Second plea in law, alleging that the Commission erred in law in relation to the assessment of the economic nature of the activities carried out by the French ports. The applicant claims that the Commission also erred in law in its analysis of the economic nature of the activities carried out by the French ports, in two respects:

In the first place, in that it totally failed to address in the contested decision some of the activities carried out by the French ports;

in the second place, in that, with regard to several other activities of the French ports, it merely reiterated the general principles derived from the case-law of the ECJ concerning public financing of port infrastructures without reaching a conclusion as to whether or not they are economic in nature although that is, it is claimed, the criterion for applying the State aid rules.

3.

Third plea in law, alleging an error of law and inadequate reasoning as regards the conditions relating to the distortion of competition and the effect on trade between Member States, insofar as the Commission was wrong to consider that the tax exemption was liable to give rise to distortions of competition and to have an effect on trade between the Member States, as regards French ports in general and, more specifically, island ports and overseas ports.
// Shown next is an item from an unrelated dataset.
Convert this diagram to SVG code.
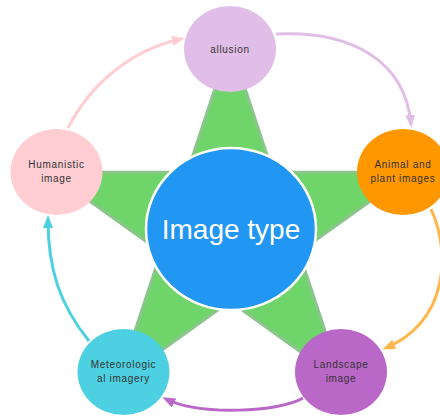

According to the applicant, the contested decision is vitiated by inadequate reasoning in so far as the Commission assumed, without substantiating its position, that those conditions were satisfied in the present case.

4.

Fourth plea in law, alleging an error of law in the conduct of the existing aid review procedure and infringement of Article 108(1) and (2) TFEU, combined with the principle of proportionality, in so far as, first, by requiring that the French authorities provide evidence of the compatibility with the internal market of the exemption from corporation tax in favour of the French ports, the Commission reversed the burden of proof and acted as if it had received an application for approval of a new aid scheme. Secondly, by requiring the French authorities to simply abolish the exemption scheme without demonstrating that no modification to that measure could make it compatible with the EU rules on State aid, the Commission infringed Article 108(1) and (2) TFEU, Article 2 of Regulation No 2015/1589 and the principle of proportionality.

5.

Fifth plea in law, alleging breach of the principle of sound administration in that the fact that the Commission requires the abolition of the exemption scheme while leaving in place port aid schemes in other Member States does not ensure a level playing field between the various European ports but, on the contrary, leads to further distortions of competition, in direct breach of the role conferred on the Commission as guarantor of the proper functioning of the internal market. The Commission therefore infringed the principle of impartiality which is the necessary corollary of the principle of good administration.